Cardoso promised Nigerians improved economic fortunes in 2025 while addressing the Senate Committee on Banking, Insurance, and Other Financial Institutions yesterday in Abuja at the presentation of the performance index report.

Cardoso stated: “External Reserves rose from $ 38.35 billion it was on September 30, 2024, to $ 42.01 billion as of December 12, 2024”.

He clarified that third-party receipts in Q3 2024 and revenues from taxes connected to crude oil were the main drivers of the rise in foreign reserves during the specified time.

“We saw remarkable improvements in our trade balance and maintained a current account surplus,” he added.

“Our external reserves level can finance over 9.09 months of import of goods and services or 13.91 months only, higher than the international benchmark of 3.0 months and a robust buffer against shocks”.

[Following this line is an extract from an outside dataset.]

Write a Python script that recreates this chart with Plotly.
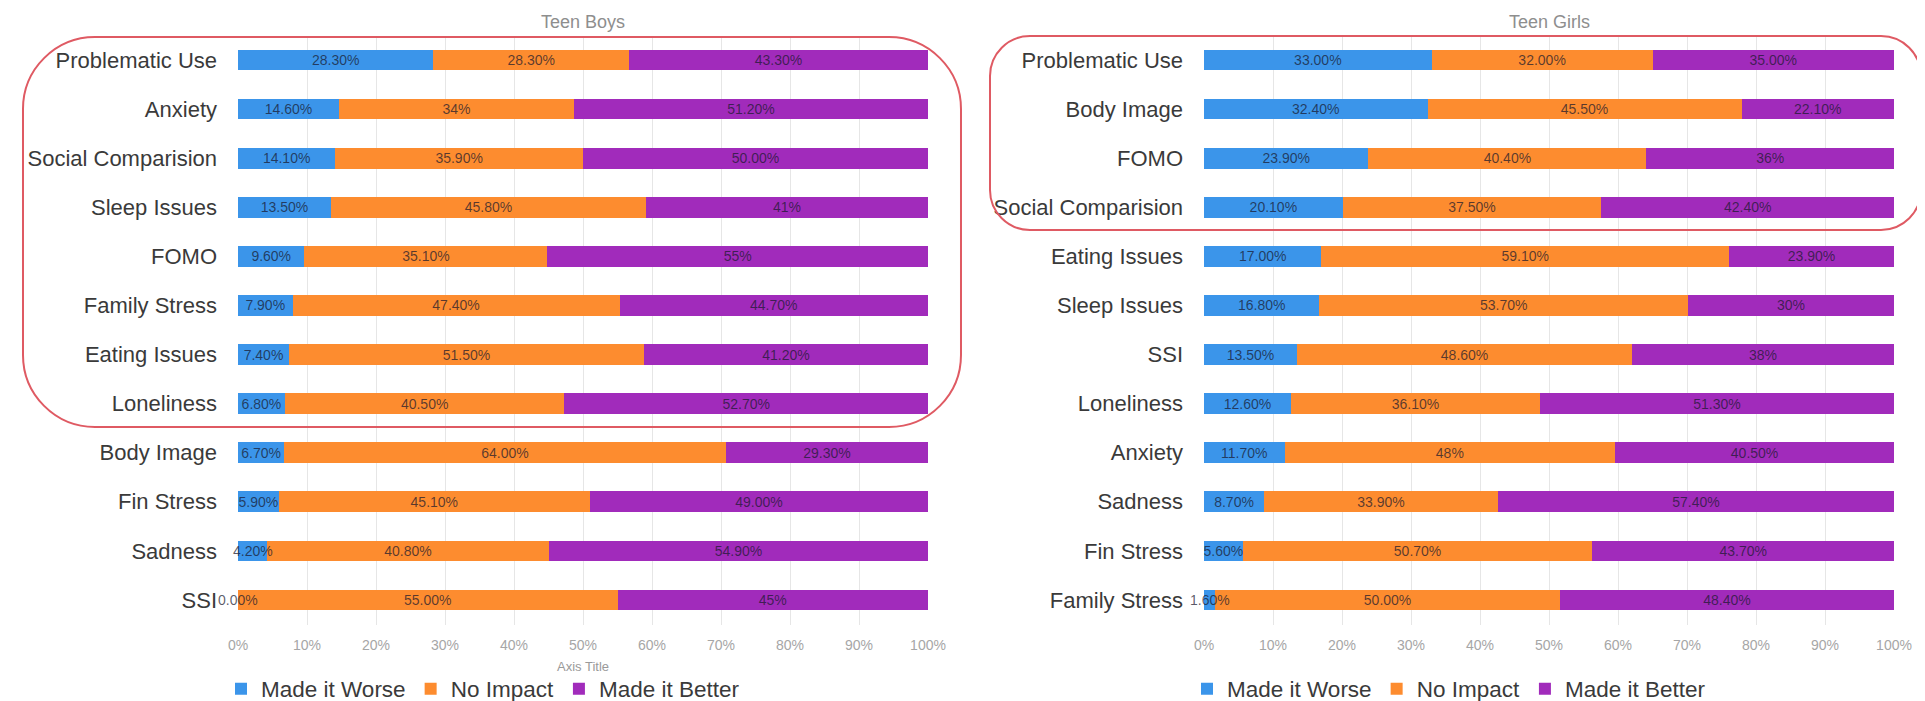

On cash shortage, the CBN boss reiterated the N150 million fine against any branch of banks caught illegally distributing new Naira notes to currency hawkers and unscrupulous elements and said the Nigerian economy will improve in 2025 through policies and measures.

He predicted a stronger economic future: “Despite our economy’s challenges, there are clear reasons for optimism.

“The gradual stabilization of the forex market, ongoing banking sector recapitalization, and positive growth trends in key sectors, especially the services sector, indicate a path toward recovery and stability.”